In the first weeks, stick to a soft food diet to limit painful pressure on your gums.
You will need to be seen by your denturist for a follow-up a week after your prosthesis has been installed. For your comfort, he or she may recommend that you use your prosthesis differently. In the meantime, if wearing your prosthesis becomes impossible, you can make an appointment to have your device adjusted as soon as possible to reduce any pressure points the prosthesis may be causing to the mucous membranes. Afterwards, you will need to see your denturist regularly to have the inside of your prosthesis adjusted with the help of a tissue conditioner, because the prosthesis will become larger as you heal. You can use a denture adhesive to improve retention between professional adjustments.
After 10 or 12 months, the healing should be complete, and your prosthesis will be relined or new dentures will be made.
After the procedure is done, avoid smoking and limit your alcohol consumption, which can slow healing.
Avoid vigorous exercise for a few days so that your heart rate doesn’t increase.
Light bleeding is normal for a few days. In case of bleeding, use a cotton ball to apply pressure to the wound for 30 minutes.
After the operation, it is normal to experience pain for a few days. Painkillers can help.
Swelling will be at a maximum 24 to 72 hours after the operation, and may last up to a week. Applying ice during the first 2 days can help reduce inflammation.
Do not rinse your mouth in the first 24 hours.
Eat soft foods (soups, purées, fish, etc.).
During the first week, you must avoid chewing with your dentures, even if you have them in.
You have to keep your dentures in even at night. If you experience any discomfort, visit your denturist for a follow-up. You really must respect the diet prescribed by your surgeon, even if you have your dentures in.
At night, always store your prosthesis in a water-filled container to allow your mouth tissue to breathe and relax. Massage your gums with your fingers or a soft bristle brush once a day to activate blood circulation in your gums and keep them healthy.
Give your mouth mucosa time to adapt to your new prosthesis (up to 7 days). After this period, stability will increase and comfort will be optimized.
If you have trouble pronouncing certain words, read out loud for a few minutes a day, every day for a week to restore your elocution abilities.

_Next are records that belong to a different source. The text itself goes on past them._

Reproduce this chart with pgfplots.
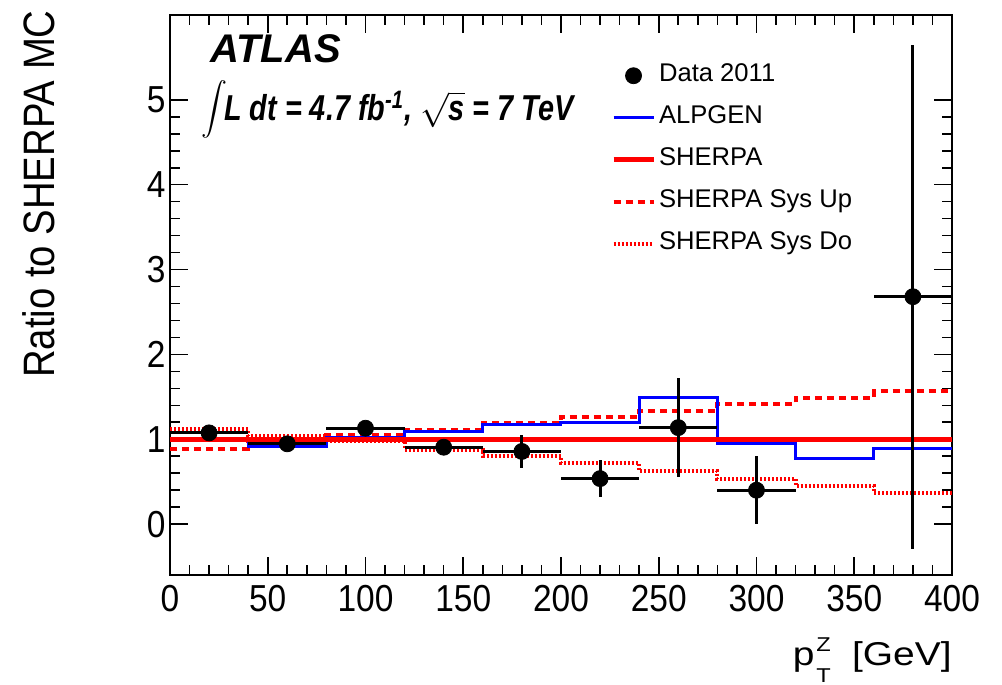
\documentclass[border=0pt]{standalone}
\usepackage{fontspec}
\setmainfont{Liberation Sans}
\newfontfamily\tickfont[FakeStretch=0.89]{Liberation Sans}
\newfontfamily\ylabfont[FakeStretch=0.87]{Liberation Sans}
\newfontfamily\lumifont[FakeStretch=0.8]{Liberation Sans}
\usepackage{pgfplots}
\pgfplotsset{compat=1.18}

% bin lower edges, last edge repeated for the const plots
\pgfplotstableread{
x    alpgen  sherpa  up     down
0    1.005   1.0     0.887  1.120
40   0.918   1.0     0.985  1.040
80   1.023   1.0     1.050  0.980
120  1.090   1.0     1.110  0.876
160  1.172   1.0     1.190  0.797
200  1.200   1.0     1.266  0.715
240  1.490   1.0     1.336  0.620
280  0.950   1.0     1.415  0.536
320  0.770   1.0     1.490  0.445
360  0.887   1.0     1.563  0.367
400  0.887   1.0     1.563  0.367
}\mc

\pgfplotstableread{
x    y      ex   ey
20   1.075  20   0.06
60   0.946  20   0.03
100  1.130  20   0.06
140  0.906  20   0.08
180  0.856  20   0.19
220  0.536  20   0.22
260  1.137  20   0.58
300  0.399  20   0.40
380  2.680  20   2.97
}\data

\begin{document}
\begin{tikzpicture}
\useasboundingbox (-85pt,-55pt) rectangle (416pt,287.5pt);
\begin{axis}[
  scale only axis, width=391pt, height=280pt,
  xmin=0, xmax=400, ymin=-0.6, ymax=6,
  clip=false,
  xtick={0,50,...,400}, ytick={0,1,...,5},
  minor x tick num=4, minor y tick num=4,
  major tick length=9pt, minor tick length=5pt,
  tick align=inside, tick pos=both,
  axis line style={line width=1pt}, tick style={line width=0.8pt, black},
  /pgf/number format/assume math mode=true,
  ticklabel style={font=\tickfont\fontsize{18.8}{22}\selectfont},
  xticklabel style={inner sep=0pt, anchor=north, yshift=-5pt},
  yticklabel style={inner sep=0pt, anchor=east, xshift=-2pt},
  ylabel={Ratio to SHERPA MC},
  ylabel style={font=\ylabfont\fontsize{22}{24}\selectfont, at={(axis description cs:0,1)}, anchor=base east, xshift=2.5pt, yshift=57.5pt, inner sep=0pt},
  legend cell align=left,
  legend style={draw=none, fill=none, at={(rel axis cs:0.5640,0.913)}, anchor=north west,
    inner sep=0pt, outer sep=0pt, row sep=9pt, column sep=1.5pt,
    font=\fontsize{12.8}{14}\selectfont,
    nodes={inner sep=0pt, text height=9pt, text depth=3pt}},
]
\addlegendimage{legend image code/.code={\fill[black] (10pt,0pt) circle (4pt);}}
\addlegendentry{Data 2011}
\addlegendimage{legend image code/.code={\draw[blue, line width=1.5pt] (0pt,0pt) -- (20pt,0pt);}}
\addlegendentry{ALPGEN}
\addlegendimage{legend image code/.code={\draw[red, line width=2.5pt] (0pt,0pt) -- (20pt,0pt);}}
\addlegendentry{SHERPA}
\addlegendimage{legend image code/.code={\draw[red, line width=2pt, dash pattern=on 3.5pt off 2.5pt] (0pt,0pt) -- (20pt,0pt);}}
\addlegendentry{SHERPA Sys Up}
\addlegendimage{legend image code/.code={\draw[red, line width=2pt, dash pattern=on 1pt off 1pt] (0pt,0pt) -- (20pt,0pt);}}
\addlegendentry{SHERPA Sys Do}

\addplot[forget plot, const plot, red, line width=2pt, dash pattern=on 1pt off 1pt] table[x=x, y=down] {\mc};
\addplot[forget plot, const plot, red, line width=2pt, dash pattern=on 3.5pt off 2.5pt] table[x=x, y=up] {\mc};
\addplot[forget plot, const plot, blue, line width=1.5pt] table[x=x, y=alpgen] {\mc};
\addplot[forget plot, const plot, red, line width=2.5pt] table[x=x, y=sherpa] {\mc};
\addplot[forget plot, only marks, mark=*, mark size=4pt, black,
  error bars/.cd, x dir=both, x explicit, y dir=both, y explicit,
  error mark=none, error bar style={line width=1.5pt, black}]
  table[x=x, y=y, x error=ex, y error=ey] {\data};

\node[anchor=base west, inner sep=0pt, font=\fontsize{20}{24}\selectfont\bfseries\itshape]
  at ([xshift=20pt,yshift=-24pt]rel axis cs:0,1) {ATLAS};
\node[anchor=center, inner sep=0pt, font=\fontsize{10}{12}\selectfont]
  at ([xshift=22.5pt,yshift=-47pt]rel axis cs:0,1) {\scalebox{1.3}{$\displaystyle\int$}};
\node[anchor=base west, inner sep=0pt, font=\lumifont\fontsize{18}{20}\selectfont\bfseries\itshape]
  at ([xshift=27pt,yshift=-53pt]rel axis cs:0,1)
  {L dt = 4.7 fb\textsuperscript{-1}, $\sqrt{\mbox{\lumifont\fontsize{18}{20}\selectfont\bfseries\itshape s}}$ = 7 TeV};
\node[anchor=base east, inner sep=0pt, font=\fontsize{16.5}{18}\selectfont]
  at ([yshift=-45pt]rel axis cs:1,0)
  {\scalebox{1.18}[1]{p\hspace{0.05em}\rlap{\raisebox{6.5pt}{\fontsize{10}{10}\selectfont Z}}\raisebox{-9pt}{\fontsize{10}{10}\selectfont T}\hspace{9pt}[GeV]}};
\end{axis}
\end{tikzpicture}
\end{document}
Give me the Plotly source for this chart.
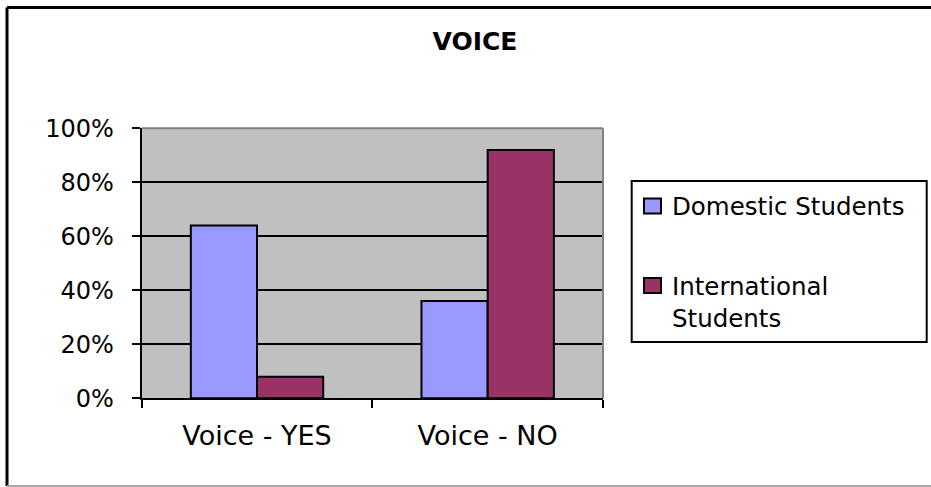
import plotly.graph_objects as go

# Chart data
categories = ["Voice - YES", "Voice - NO"]
series_names = ["Domestic Students", "International Students"]
legend_labels = ["Domestic Students", "International<br>Students"]
domestic = [64, 36]
international = [8, 92]
y_ticks = [0, 20, 40, 60, 80, 100]
y_tick_text = ["0%", "20%", "40%", "60%", "80%", "100%"]

colors = ["#9999FF", "#993366"]

W, H = 931, 487
FONT = "DejaVu Sans"


def fx(x):
    return x / W


def fy(y):
    return 1 - y / H


fig = go.Figure()
for name, vals, col in zip(series_names, [domestic, international], colors):
    fig.add_trace(go.Bar(
        x=categories, y=vals, name=name,
        marker=dict(color=col, line=dict(color="black", width=2)),
        showlegend=False,
    ))

shapes = []
# outer chart frame
shapes.append(dict(type="line", xref="paper", yref="paper",
                   x0=fx(7), x1=fx(940), y0=fy(7.5), y1=fy(7.5),
                   line=dict(color="black", width=3)))
shapes.append(dict(type="line", xref="paper", yref="paper",
                   x0=fx(7), x1=fx(7), y0=fy(7.5), y1=fy(486),
                   line=dict(color="black", width=3)))
shapes.append(dict(type="line", xref="paper", yref="paper",
                   x0=fx(7), x1=fx(940), y0=fy(486), y1=fy(486),
                   line=dict(color="#A8A8A8", width=2)))
# plot area top/right border
shapes.append(dict(type="line", xref="paper", yref="paper",
                   x0=fx(141.7), x1=fx(603), y0=fy(128.3), y1=fy(128.3),
                   line=dict(color="#808080", width=2), layer="above"))
shapes.append(dict(type="line", xref="paper", yref="paper",
                   x0=fx(603), x1=fx(603), y0=fy(128.3), y1=fy(398.3),
                   line=dict(color="#808080", width=2), layer="above"))

# legend box
shapes.append(dict(type="rect", xref="paper", yref="paper",
                   x0=fx(631.7), x1=fx(926.7), y0=fy(181), y1=fy(342),
                   line=dict(color="black", width=2), fillcolor="white"))

annotations = []
swatch_y = [206, 285.5]
text_y = [206.5, 302]
for lab, col, sy, ty in zip(legend_labels, colors, swatch_y, text_y):
    shapes.append(dict(type="rect", xref="paper", yref="paper",
                       x0=fx(644), x1=fx(661), y0=fy(sy - 7.5), y1=fy(sy + 7.5),
                       line=dict(color="black", width=2), fillcolor=col))
    annotations.append(dict(xref="paper", yref="paper", x=fx(670), y=fy(ty),
                            xanchor="left", yanchor="middle", align="left",
                            text=lab, showarrow=False,
                            font=dict(family=FONT, size=24.5, color="black")))

fig.update_layout(
    width=W, height=H,
    margin=dict(l=0, r=0, t=0, b=0, autoexpand=False),
    paper_bgcolor="white",
    plot_bgcolor="#C0C0C0",
    barmode="group",
    bargap=0.426,
    bargroupgap=0,
    title=dict(text="<b>VOICE</b>", x=fx(475), y=fy(41),
               xanchor="center", yanchor="middle",
               font=dict(family=FONT, size=25, color="black")),
    xaxis=dict(domain=[fx(141.7), fx(603)], automargin=False,
               showline=True, linecolor="black", linewidth=2,
               ticks="outside", tickson="boundaries", ticklen=8,
               tickwidth=2, tickcolor="black",
               ticklabelstandoff=12,
               tickfont=dict(family=FONT, size=27, color="black"),
               showgrid=False, fixedrange=True),
    yaxis=dict(domain=[fy(398.3), fy(128.3)], range=[0, 100],
               automargin=False,
               tickvals=y_ticks, ticktext=y_tick_text,
               showline=True, linecolor="black", linewidth=2,
               ticks="outside", ticklen=8, tickwidth=2, tickcolor="black",
               ticklabelstandoff=13,
               tickfont=dict(family=FONT, size=24, color="black"),
               showgrid=True, gridcolor="black", gridwidth=1.5,
               zeroline=False, fixedrange=True),
    shapes=shapes,
    annotations=annotations,
    font=dict(family=FONT, color="black"),
)

fig.write_html("out.html")
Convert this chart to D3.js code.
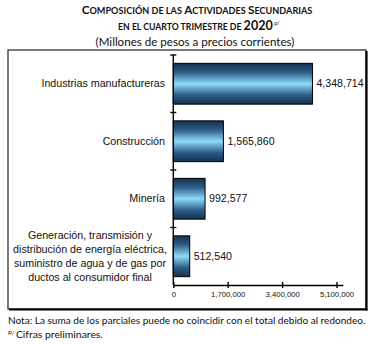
<!DOCTYPE html>
<html>
<head>
<meta charset="utf-8">
<script src="https://cdn.jsdelivr.net/npm/d3@7"></script>
<style>
  html, body { margin: 0; padding: 0; background: #fff; }
  svg { display: block; }
</style>
</head>
<body>
<svg id="chart" width="375" height="344"></svg>
<script>
// Sector composition, Q4 2020 (millions of pesos, current prices)
const categories = [
  ["Industrias manufactureras"],
  ["Construcción"],
  ["Minería"],
  ["Generación, transmisión y", "distribución de energía eléctrica,", "suministro de agua y de gas por", "ductos al consumidor final"]
];
const values = [4348714, 1565860, 992577, 512540];
const tickValues = [0, 1700000, 3400000, 5100000];

const svg = d3.select("#chart");

// bar gradient: dark navy edges, light cyan centre
const defs = svg.append("defs");
const grad = defs.append("linearGradient")
  .attr("id", "barGrad").attr("x1", 0).attr("y1", 0).attr("x2", 0).attr("y2", 1);
[[0, "#16304f"], [0.22, "#2c5c88"], [0.5, "#8ddcf6"], [0.78, "#2c5c88"], [1, "#16304f"]]
  .forEach(([o, c]) => grad.append("stop").attr("offset", o).attr("stop-color", c));

// fit a text element horizontally by scaling its font sizes
function fitWidth(sel, target) {
  const node = sel.node();
  const w = node.getComputedTextLength();
  const k = target / w;
  sel.selectAll("tspan").each(function () {
    const fs = parseFloat(this.getAttribute("font-size") || sel.attr("font-size"));
    this.setAttribute("font-size", fs * k);
  });
  const base = parseFloat(sel.attr("font-size"));
  sel.attr("font-size", base * k);
}

// small-caps rendering with explicit runs
function smallCaps(text, sel, big, small) {
  const runs = [];
  for (const ch of text) {
    const isUpper = ch !== ch.toLowerCase() || /[0-9]/.test(ch);
    const isSpace = ch === " ";
    const size = isSpace ? small : (isUpper ? big : small);
    const last = runs[runs.length - 1];
    if (last && last.size === size) last.t += ch; else runs.push({ t: ch, size });
  }
  runs.forEach(r => sel.append("tspan").attr("font-size", r.size).text(r.t.toUpperCase()));
}

// ---- titles ----
const titleFont = "Lato, 'Open Sans', sans-serif";
const t1 = svg.append("text").attr("x", 197).attr("y", 14)
  .attr("text-anchor", "middle").attr("font-family", titleFont)
  .attr("font-weight", 700).attr("font-size", 12).attr("fill", "#111");
smallCaps("Composición de las Actividades Secundarias", t1, 12, 9.3);
fitWidth(t1, 231);

const t2 = svg.append("text").attr("x", 199).attr("y", 30)
  .attr("text-anchor", "middle").attr("font-family", titleFont)
  .attr("font-weight", 700).attr("font-size", 9.3).attr("fill", "#111");
t2.append("tspan").attr("font-size", 9.3).text("EN EL CUARTO TRIMESTRE DE ");
t2.append("tspan").attr("font-size", 13.5).text("2020");
t2.append("tspan").attr("font-size", 6).attr("dy", -5).attr("font-weight", 400).text(" p/");
fitWidth(t2, 162);

const t3 = svg.append("text").attr("x", 195).attr("y", 46)
  .attr("text-anchor", "middle").attr("font-family", titleFont)
  .attr("font-size", 11.5).attr("fill", "#111")
  .text("(Millones de pesos a precios corrientes)");
fitWidth(t3, 199);

// ---- frame ----
const fx0 = 8, fy0 = 50, fx1 = 366, fy1 = 309;
svg.append("rect").attr("x", fx0).attr("y", fy0)
  .attr("width", fx1 - fx0).attr("height", fy1 - fy0)
  .attr("fill", "#fff").attr("stroke", "#333").attr("stroke-width", 1.3);
svg.append("line").attr("x1", fx1 + 0.5).attr("x2", fx1 + 0.5).attr("y1", fy0 + 1).attr("y2", fy1 + 1.5)
  .attr("stroke", "#000").attr("stroke-width", 2.2);
svg.append("line").attr("x1", fx0 + 1).attr("x2", fx1 + 1.5).attr("y1", fy1 + 0.5).attr("y2", fy1 + 0.5)
  .attr("stroke", "#000").attr("stroke-width", 2.2);

// ---- scales ----
const x0 = 173.3, yTop = 55, yBot = 285;
const x = d3.scaleLinear().domain([0, 5300000]).range([x0, x0 + 5300000 / 1700000 * 54.4]);
const y = d3.scaleBand().domain(d3.range(values.length)).range([yTop, yBot])
  .paddingInner(0.29).paddingOuter(0.145);

const labelFont = "'Liberation Sans', Arial, sans-serif";

// bars
svg.append("g").selectAll("rect").data(values).join("rect")
  .attr("x", x(0)).attr("y", (d, i) => y(i))
  .attr("width", d => x(d) - x(0)).attr("height", y.bandwidth())
  .attr("fill", "url(#barGrad)").attr("stroke", "#000").attr("stroke-width", 1);

// value labels
svg.append("g").selectAll("text").data(values).join("text")
  .attr("x", d => x(d) + 4).attr("y", (d, i) => y(i) + y.bandwidth() / 2)
  .attr("dy", "0.35em").attr("font-family", labelFont).attr("font-size", 10.6)
  .attr("fill", "#111").text(d => d3.format(",")(d));

// category labels
const lineH = 14;
const cat = svg.append("g").selectAll("text").data(categories).join("text")
  .attr("font-family", labelFont).attr("font-size", 10.7).attr("fill", "#111")
  .attr("text-anchor", "end");
cat.each(function (lines, i) {
  const cy = y(i) + y.bandwidth() / 2;
  const startY = cy - (lines.length - 1) * lineH / 2;
  d3.select(this).selectAll("tspan").data(lines).join("tspan")
    .attr("x", 165).attr("y", (d, j) => startY + j * lineH).attr("dy", "0.35em")
    .attr("text-anchor", lines.length > 1 ? "middle" : "end")
    .attr("dx", lines.length > 1 ? -75 : 0)
    .text(d => d);
});

// y axis with ticks at category boundaries
const bounds = d3.range(values.length).map(i => y(i) - y.step() * y.paddingInner() / 2);
svg.append("line").attr("x1", x0).attr("x2", x0).attr("y1", yTop).attr("y2", yBot)
  .attr("stroke", "#000").attr("stroke-width", 1.4);
svg.append("g").selectAll("line").data(bounds).join("line")
  .attr("x1", x0 - 3).attr("x2", x0 + 3).attr("y1", d => d).attr("y2", d => d)
  .attr("stroke", "#000").attr("stroke-width", 1.4);

// x axis
const xAxis = d3.axisBottom(x).tickValues(tickValues).tickSize(3)
  .tickFormat(d3.format(",")).tickSizeOuter(0);
const gx = svg.append("g").attr("transform", `translate(0,${yBot})`).call(xAxis);
gx.select(".domain").attr("stroke", "#000").attr("stroke-width", 1.4);
gx.selectAll(".tick line").attr("stroke", "#000").attr("stroke-width", 1.4).attr("y1", -3).attr("y2", 3);
gx.selectAll(".tick text").attr("font-family", labelFont).attr("font-size", 7.7)
  .attr("fill", "#111").attr("y", 9).attr("dy", "0.35em");

// ---- notes ----
const n1 = svg.append("text").attr("x", 8).attr("y", 324)
  .attr("font-family", titleFont).attr("font-size", 10).attr("fill", "#111")
  .text("Nota: La suma de los parciales puede no coincidir con el total debido al redondeo.");
fitWidth(n1, 358);
const n2 = svg.append("text").attr("x", 8).attr("y", 338)
  .attr("font-family", titleFont).attr("font-size", 10).attr("fill", "#111");
n2.append("tspan").attr("font-size", 6).attr("dy", -3.5).text("P/ ");
n2.append("tspan").attr("font-size", 10).attr("dy", 3.5).text("Cifras preliminares.");
fitWidth(n2, 95);
</script>
</body>
</html>
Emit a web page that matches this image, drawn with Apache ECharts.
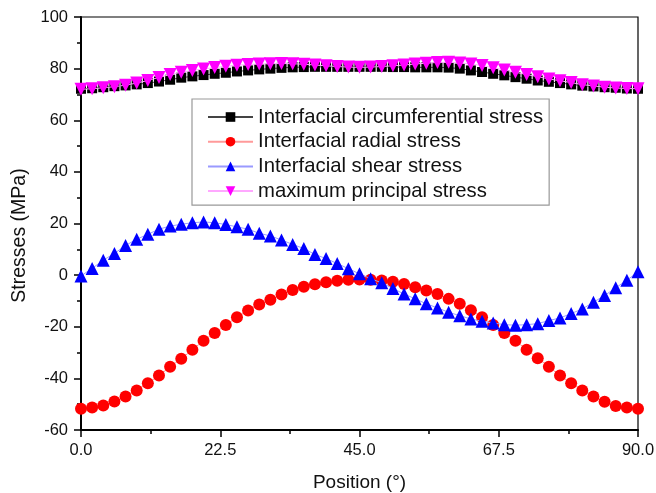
<!DOCTYPE html>
<html>
<head>
<meta charset="utf-8">
<script src="https://cdn.jsdelivr.net/npm/echarts@6/dist/echarts.min.js"></script>
<style>
html,body{margin:0;padding:0;background:#fff;}
#c{width:656px;height:493px;}
</style>
</head>
<body>
<div id="c"></div>
<script>
var positions = [0,1.8,3.6,5.4,7.2,9,10.8,12.6,14.4,16.2,18,19.8,21.6,23.4,25.2,27,28.8,30.6,32.4,34.2,36,37.8,39.6,41.4,43.2,45,46.8,48.6,50.4,52.2,54,55.8,57.6,59.4,61.2,63,64.8,66.6,68.4,70.2,72,73.8,75.6,77.4,79.2,81,82.8,84.6,86.4,88.2,90];

var circumferential = [72.2,72.4,72.8,73.2,73.5,73.9,74.4,75.0,75.7,76.5,
  77.0,77.5,78.0,78.4,78.9,79.3,79.7,80.0,80.3,80.5,
  80.6,80.7,80.7,80.7,80.7,80.7,80.7,80.7,80.6,80.6,
  80.5,80.5,80.5,80.4,80.0,79.3,78.7,78.0,77.4,76.7,
  76.1,75.4,74.9,74.4,73.9,73.4,73.1,72.8,72.6,72.3,72.2];

var radial = [-51.8,-51.3,-50.5,-49.0,-47.0,-44.7,-41.9,-38.9,-35.5,-32.4,
  -28.9,-25.4,-22.4,-19.3,-16.3,-13.7,-11.4,-9.5,-7.5,-5.8,
  -4.5,-3.5,-2.8,-2.2,-1.8,-1.7,-1.8,-2.1,-2.6,-3.4,
  -4.7,-6.0,-7.3,-9.2,-11.1,-13.6,-16.3,-19.3,-22.4,-25.4,
  -28.9,-32.2,-35.5,-38.9,-41.9,-44.7,-47.0,-49.1,-50.7,-51.3,-51.8];

var shear = [-0.3,2.6,5.8,8.4,11.5,13.9,15.8,17.8,19.0,19.7,
  20.3,20.6,20.3,19.6,18.7,17.8,16.2,15.2,13.6,11.9,
  10.3,8.0,6.4,4.5,2.5,0.5,-1.4,-3.0,-5.2,-7.3,
  -9.2,-11.1,-12.7,-14.4,-15.7,-17.0,-17.9,-18.5,-19.2,-19.4,
  -19.2,-18.8,-17.6,-16.6,-14.9,-13.1,-10.5,-7.9,-4.9,-2.0,1.3];

var maxPrincipal = [72.0,72.2,72.6,73.0,73.6,74.4,75.4,76.6,77.7,78.6,
  79.3,79.9,80.4,80.9,81.3,81.6,81.8,81.9,82.0,81.9,
  81.7,81.4,81.1,80.8,80.6,80.5,80.6,80.8,81.1,81.4,
  81.8,82.1,82.4,82.5,82.2,81.8,81.2,80.3,79.5,78.6,
  77.7,76.9,76.0,75.3,74.6,73.8,73.3,72.8,72.5,72.3,72.2];

var xTicks = {min: 0, max: 90, interval: 22.5};
var yTicks = {min: -60, max: 100, interval: 20};

var seriesNames = ['Interfacial circumferential stress','Interfacial radial stress','Interfacial shear stress','maximum principal stress'];

function pairs(arr){ return arr.map(function(v,i){ return [positions[i], v]; }); }

var FONT = '"Liberation Sans", Arial, sans-serif';
var chart = echarts.init(document.getElementById('c'), null, {renderer:'canvas'});
chart.setOption({
  animation: false,
  backgroundColor: '#fff',
  textStyle: {fontFamily: FONT},
  grid: {left: 81, right: 18, top: 17, bottom: 63, show: true, borderColor: '#000', borderWidth: 1.2,
         backgroundColor: 'transparent', containLabel: false, outerBoundsMode: 'none'},
  legend: {
    orient: 'vertical',
    left: 192, top: 99,
    padding: [8, 6, 4, 15],
    backgroundColor: '#fff',
    borderColor: '#999',
    borderWidth: 1.2,
    itemWidth: 45, itemHeight: 12,
    itemGap: 4.7,
    textStyle: {fontFamily: FONT, fontSize: 20.3, color: '#111', lineHeight: 20, padding: [0,0,0,0]},
    data: seriesNames
  },
  xAxis: {
    type: 'value', min: xTicks.min, max: xTicks.max, interval: xTicks.interval,
    name: 'Position (°)', nameLocation: 'middle', nameGap: 43,
    nameTextStyle: {fontFamily: FONT, fontSize: 19, color: '#111'},
    axisLine: {onZero: false, lineStyle: {color: '#000', width: 2}},
    axisTick: {show: true, inside: false, length: 7, lineStyle: {color: '#000', width: 1.5}},
    minorTick: {show: true, splitNumber: 2, length: 4, lineStyle: {color: '#000', width: 1.5}},
    axisLabel: {fontFamily: FONT, fontSize: 16.5, color: '#111', margin: 12, formatter: function(v){ return v.toFixed(1); }},
    splitLine: {show: false}
  },
  yAxis: {
    type: 'value', min: yTicks.min, max: yTicks.max, interval: yTicks.interval,
    name: 'Stresses (MPa)', nameLocation: 'middle', nameGap: 50, nameRotate: 90,
    nameTextStyle: {fontFamily: FONT, fontSize: 19.5, color: '#111', padding: [0, 24, 0, 0]},
    axisLine: {onZero: false, lineStyle: {color: '#000', width: 2}},
    axisTick: {show: true, inside: false, length: 7, lineStyle: {color: '#000', width: 1.5}},
    minorTick: {show: true, splitNumber: 2, length: 4, lineStyle: {color: '#000', width: 1.5}},
    axisLabel: {fontFamily: FONT, fontSize: 16.5, color: '#111', margin: 13},
    splitLine: {show: false}
  },
  series: [
    {name: seriesNames[0], type: 'line', data: pairs(circumferential), symbol: 'rect', symbolSize: 10,
     itemStyle: {color: '#000'}, lineStyle: {color: '#444', width: 1}, z: 2},
    {name: seriesNames[1], type: 'line', data: pairs(radial), symbol: 'circle', symbolSize: 12,
     itemStyle: {color: '#ff0000'}, lineStyle: {color: '#ff9a9a', width: 1}, z: 3},
    {name: seriesNames[2], type: 'line', data: pairs(shear), symbol: 'triangle', symbolSize: 13,
     itemStyle: {color: '#0000ff'}, lineStyle: {color: '#9a9aff', width: 1}, z: 4},
    {name: seriesNames[3], type: 'line', data: pairs(maxPrincipal), symbol: 'triangle', symbolRotate: 180, symbolSize: 13,
     itemStyle: {color: '#ff00ff'}, lineStyle: {color: '#ffa8ff', width: 1}, z: 5}
  ]
});
</script>
</body>
</html>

This will help your various mouth and tongue muscles to adapt to your new prosthesis more quickly.
Avoid eating hard foods (nuts, candy, lozenges) for the first few days of wearing your prosthesis (3 or 4 days). Stick to soft foods (cooked vegetables, fish, pasta, etc.).
Use your back teeth (molars) to chew your food, and distribute your food across both sides to increase the strength and efficiency of your chewing.
Cut your food with a knife (apples, steak, etc.) before you eat it. This will help reduce bone resorption (gum wear).
If you experience light wounds near the pressure points, rinse your mouth with warm salt water 3 to 4 times per day to help heal your gums. If the pain is unbearable, make an appointment with your denturist to have your prosthesis adjusted. Wear your prosthesis for at least a few hours ahead of the consultation to allow your denturist to see which areas are irritated.
Always consult your denturist should you have a problem, question, or fractured prosthesis. We completely discourage you from trying to repair or adjust your dentures yourself. In most cases, this only makes things worse and will likely render your prosthesis impossible to repair.
How to Deal With a Painful Prosthetic Device
When you feel pain, don’t wait too long. Call your denturist for a follow-up.
Try to locate the problem area so that you can point it out to your denturist.
Once your prosthesis is installed in your mouth, you may need to have it adjusted.
Never try to adjust your prosthesis yourself.
Give your gums a break by removing the prosthesis and rinse your mouth with warm salt water.